Last May's flood dealt a cruel blow to much of the city, but Mother Nature reserved a particularly mean-spirited form of punishment for a few neighborhoods along the Cumberland, including a small section of Inglewood just north of Shelby Park. At midday Sunday, May 2, as TV news cameras broadcast images of Bellevue subdivisions devastated by the previous night's torrential rains, folks from this modest working-class neighborhood had so far been spared the flood's wrath, and felt like they'd dodged a mortar shell.
But on Sunday afternoon, the Army Corp of Engineers decided they had to open dams upstream from Nashville to prevent even greater catastrophe. With no warning, floodwaters were soon rising rapidly along the banks of the Cumberland, submerging to varying degrees a couple dozen mostly brick ranches and duplexes just across the river from the Opryland Hotel, which was experiencing its own delayed disaster.
By Monday afternoon, the intersection of McGinnis and Morganmeade was a surreal sight. As the hot sun glared down from a cloudless sky, residents were gathered on McGinnis about 30 yards uphill from the crossroad, looking down on the lake that just yesterday, even after the rain had stopped, had been their neighborhood. Some were silently forlorn, others outwardly grief-stricken, as they consoled each other and watched volunteers in canoes rescuing still more folks and possessions.
Barbara Carr, who'd lived on the northeast corner of the intersection for more than a dozen years, gazed down at her home with a look of quiet resignation. The river water had crept up to the bottom of her first-floor windows, and it still hadn't stopped rising.
"When I left yesterday, it hadn't gotten inside my house," she said that day. "It had just flooded my yard. It hadn't gotten near as high as it is now. My car is submerged. It's gone. Inside, I don't know what's going on right now."
The Scene caught up with Carr recently to find out how she fared after the water receded. "When I finally got back into the house, it was a mess," she says. "Mud everywhere. Water was about three feet up my walls on the first floor. We lost a lot of valuable items, pictures, clothes, anything that was low, close to the floor." The hardest part, she said, was losing irreplaceable family photographs.

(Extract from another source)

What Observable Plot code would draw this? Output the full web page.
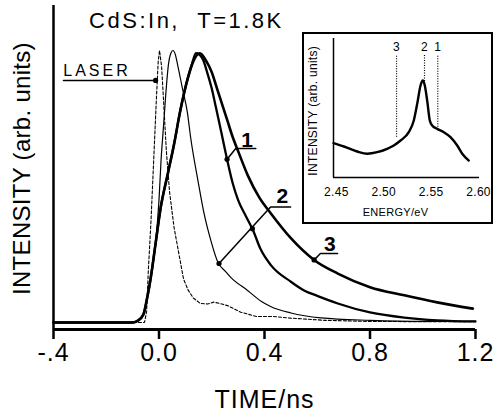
<!DOCTYPE html>
<html><head><meta charset="utf-8">
<script src="https://cdn.jsdelivr.net/npm/d3@7"></script>
<script src="https://cdn.jsdelivr.net/npm/@observablehq/plot@0.6"></script>
<style>
body{margin:0;background:#fff;}
#wrap{position:relative;width:497px;height:413px;overflow:hidden;}
#main{position:absolute;left:0;top:0;}
#inset{position:absolute;left:302px;top:32px;width:187px;height:188px;border:2px solid #000;background:#fff;}
svg{display:block;}
</style></head><body>
<div id="wrap"><div id="main"></div><div id="inset"></div></div>
<script>
// ---- main panel data (time in ns, normalised intensity) ----
const laserT = [-0.40,-0.055,-0.047,-0.04,-0.03,-0.02,-0.01,-0.003,0.002,0.01,0.017,0.028,0.04,0.057,0.074,0.093,0.11,0.13,0.157,0.185,0.207,0.23,0.26,0.31,0.37,0.434,0.5,0.63,0.8,1.0,1.2];
const laserI = [0,0,0.04,0.2,0.38,0.6,0.82,0.96,1.0,0.94,0.82,0.63,0.48,0.35,0.26,0.16,0.12,0.09,0.07,0.068,0.075,0.07,0.062,0.038,0.022,0.022,0.016,0.008,0.004,0.003,0.003];

const curve2T = [-0.40,-0.10,-0.08,-0.059,-0.045,-0.032,-0.013,0.0,0.008,0.017,0.025,0.036,0.045,0.053,0.062,0.07,0.089,0.108,0.12,0.148,0.171,0.197,0.224,0.25,0.273,0.337,0.387,0.425,0.5,0.614,0.8,1.0,1.2];
const curve2I = [0,0,0.007,0.03,0.09,0.16,0.29,0.45,0.6,0.72,0.83,0.95,0.99,1.0,0.985,0.95,0.86,0.77,0.68,0.52,0.40,0.30,0.22,0.19,0.165,0.117,0.078,0.058,0.035,0.017,0.008,0.004,0.004];

const curve1T = [-0.40,-0.10,-0.08,-0.059,-0.045,-0.032,-0.013,0.006,0.034,0.056,0.081,0.107,0.125,0.14,0.165,0.184,0.2,0.216,0.236,0.258,0.28,0.30,0.33,0.356,0.385,0.425,0.5,0.55,0.6,0.678,0.8,0.93,1.055,1.2];
const curve1I = [0,0,0.007,0.03,0.09,0.16,0.29,0.42,0.55,0.65,0.78,0.89,0.95,0.99,0.97,0.915,0.86,0.79,0.7,0.6,0.51,0.45,0.39,0.34,0.27,0.21,0.15,0.118,0.098,0.07,0.037,0.018,0.008,0.004];

const curve3T = [-0.40,-0.10,-0.08,-0.059,-0.045,-0.032,-0.013,0.006,0.034,0.056,0.081,0.107,0.13,0.155,0.18,0.2,0.22,0.24,0.26,0.28,0.30,0.337,0.38,0.425,0.5,0.588,0.678,0.8,0.93,1.055,1.19];
const curve3I = [0,0,0.007,0.03,0.09,0.16,0.29,0.42,0.55,0.65,0.78,0.89,0.96,0.99,0.96,0.92,0.86,0.8,0.74,0.68,0.63,0.54,0.46,0.40,0.31,0.23,0.18,0.13,0.1,0.074,0.051];

const timeTicks = [-0.4, 0.0, 0.4, 0.8, 1.2];
const timeTickLabels = ["-.4", "0.0", "0.4", "0.8", "1.2"];

// ---- inset data (energy in eV, intensity) ----
const specE = [2.447,2.458,2.472,2.4826,2.4931,2.5036,2.5106,2.5177,2.5264,2.5317,2.5353,2.5388,2.5412,2.5433,2.5458,2.5486,2.5511,2.5564,2.5634,2.5704,2.5775,2.5828,2.5897];
const specI = [0.247,0.223,0.187,0.171,0.182,0.206,0.230,0.266,0.326,0.410,0.530,0.662,0.698,0.662,0.554,0.410,0.374,0.350,0.326,0.290,0.230,0.171,0.122];
const markE = [2.5135, 2.543, 2.557];
const markI = [0.29, 0.69, 0.362];
const markLabels = ["3", "2", "1"];
const energyTicks = [2.45, 2.50, 2.55, 2.60];

const zip = (T, V) => T.map((t, i) => ({t, v: V[i]}));
const font = "'Liberation Sans', Arial, Helvetica, sans-serif";

const yMin = -0.0257, yMax = 1.1654;

const main = Plot.plot({
  width: 497, height: 413,
  marginLeft: 53, marginRight: 22, marginTop: 5, marginBottom: 84,
  x: {domain: [-0.4, 1.2], axis: null},
  y: {domain: [yMin, yMax], axis: null},
  style: {fontFamily: font, background: "white", color: "black", overflow: "visible"},
  marks: [
    Plot.line(zip(laserT, laserI), {x: "t", y: "v", stroke: "black", strokeWidth: 1.1, strokeDasharray: "3,2"}),
    Plot.line(zip(curve2T, curve2I), {x: "t", y: "v", stroke: "black", strokeWidth: 1.2, curve: "monotone-x"}),
    Plot.line(zip(curve1T, curve1I), {x: "t", y: "v", stroke: "black", strokeWidth: 2.3, curve: "monotone-x"}),
    Plot.line(zip(curve3T, curve3I), {x: "t", y: "v", stroke: "black", strokeWidth: 2.6, curve: "monotone-x"}),
    // axes
    Plot.ruleX([-0.4], {stroke: "black", strokeWidth: 2.5}),
    Plot.ruleY([yMin], {stroke: "black", strokeWidth: 3}),
    Plot.axisX({ticks: timeTicks, tickFormat: d => timeTickLabels[timeTicks.findIndex(v => Math.abs(v - d) < 1e-9)],
      tickSize: 10, tickPadding: 4, fontSize: 25, strokeWidth: 2.5, label: null}),
    Plot.text(["TIME/ns"], {x: 0.4, frameAnchor: "bottom", lineAnchor: "middle", dy: 70, fontSize: 25}),
    Plot.text(["INTENSITY (arb. units)"], {frameAnchor: "left", textAnchor: "middle", lineAnchor: "middle", y: 0.566, dx: -31, rotate: -90, fontSize: 24}),
    Plot.text(["CdS:In,\u00a0\u00a0T=1.8K"], {x: 0.104, y: 1.11, fontSize: 22}),
    // LASER annotation
    Plot.text(["LASER"], {x: -0.235, y: 0.925, fontSize: 16}),
    Plot.line([{t: -0.362, v: 0.89}, {t: -0.013, v: 0.89}], {x: "t", y: "v", stroke: "black", strokeWidth: 1.5}),
    // curve labels with leaders
    Plot.line([{t: 0.258, v: 0.6}, {t: 0.291, v: 0.64}, {t: 0.367, v: 0.64}], {x: "t", y: "v", stroke: "black", strokeWidth: 1.5}),
    Plot.line([{t: 0.2275, v: 0.217}, {t: 0.423, v: 0.425}, {t: 0.499, v: 0.425}], {x: "t", y: "v", stroke: "black", strokeWidth: 1.5}),
    Plot.line([{t: 0.588, v: 0.23}, {t: 0.612, v: 0.254}, {t: 0.677, v: 0.254}], {x: "t", y: "v", stroke: "black", strokeWidth: 1.5}),
    Plot.dot([{t: -0.013, v: 0.89}, {t: 0.258, v: 0.6}, {t: 0.2275, v: 0.217}, {t: 0.354, v: 0.345}, {t: 0.588, v: 0.23}],
      {x: "t", y: "v", r: 2.6, fill: "black", stroke: "none"}),
    Plot.text(["1"], {x: 0.336, y: 0.67, fontSize: 21, fontWeight: "bold"}),
    Plot.text(["2"], {x: 0.47, y: 0.465, fontSize: 21, fontWeight: "bold"}),
    Plot.text(["3"], {x: 0.65, y: 0.288, fontSize: 21, fontWeight: "bold"})
  ]
});
document.getElementById("main").appendChild(main);

const inset = Plot.plot({
  width: 187, height: 188,
  marginLeft: 29, marginRight: 12, marginTop: 4, marginBottom: 45,
  x: {domain: [2.447, 2.601], axis: null},
  y: {domain: [0, 1], axis: null},
  style: {fontFamily: font, background: "white", color: "black", overflow: "visible"},
  marks: [
    Plot.ruleX([2.447], {stroke: "black", strokeWidth: 1.5}),
    Plot.ruleY([0], {stroke: "black", strokeWidth: 1.5}),
    Plot.axisX({ticks: energyTicks, tickFormat: d => d.toFixed(2), tickSize: 0, tickPadding: 10, fontSize: 12, label: null}),
    Plot.ruleX(markE, {x: d => d, y1: (d, i) => markI[i], y2: 0.878, stroke: "black", strokeWidth: 1.2, strokeDasharray: "1,1.5"}),
    Plot.text(markLabels, {x: (d, i) => markE[i], y: 0.94, fontSize: 12}),
    Plot.line(zip(specE, specI), {x: "t", y: "v", stroke: "black", strokeWidth: 2.4, curve: "monotone-x"}),
    Plot.text(["ENERGY/eV"], {x: 2.5124, frameAnchor: "bottom", lineAnchor: "middle", dy: 35, fontSize: 11}),
    Plot.text(["INTENSITY (arb. units)"], {frameAnchor: "left", textAnchor: "middle", lineAnchor: "middle", y: 0.48, dx: -20, rotate: -90, fontSize: 12})
  ]
});
document.getElementById("inset").appendChild(inset);

// letter spacing to match the wide lettering of the original
const spacing = {"CdS:In,\u00a0\u00a0T=1.8K": "2.5px", "LASER": "3px", "TIME/ns": "1px", "INTENSITY (arb. units)": "0.3px"};
d3.select(main).selectAll("text").each(function() {
  const s = spacing[this.textContent];
  this.style.letterSpacing = s !== undefined ? s : "1px";
});
d3.select(inset).selectAll("text").each(function() { this.style.letterSpacing = "0.3px"; });
</script>
</body></html>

But in one important way, she was luckier than many Nashvillians. "I was blessed to have flood insurance," she says, "and they handled it pretty good. It was State Farm. I was pretty pleased."
Carr and her mother went to live with Carr's daughter until her house was livable again, and on Sept. 1, she moved back in. Not surprisingly, her completely submerged Toyota Corolla was beyond repair, but that was insured too, and she's now driving a Nissan Sentra. She says most of her neighbors are back now, including her next-door neighbors on McGinnis, who just returned a couple weeks ago. But one house, right next to the Shelby Park entrance, is still boarded up, and Carr says she's heard that the people who lived there aren't coming back.
So has life returned to normal? "I think as normal as to be expected right now," says Carr, a supervisor in the housekeeping department at Vanderbilt, where she's worked for 21 years. "There's still some little things in the house that I've got to do. But other than that, everything is good. It's good to be back in the neighborhood."
As she recalls her experiences, Carr exudes the optimism of a glass-half-full sort of person, even when the river is way too full. She has no desire to leave the area, and she's not losing sleep about future flooding. "I think we're all going to be a little bit nervous, especially when we get those huge downpours," she says. "But as far as being frightened out of my mind, no, I'm not at that point."
And if this truly was a thousand-year flood, so be it. "In a thousand years, I know I won't be here any longer," Carr says. "But going through that once is enough."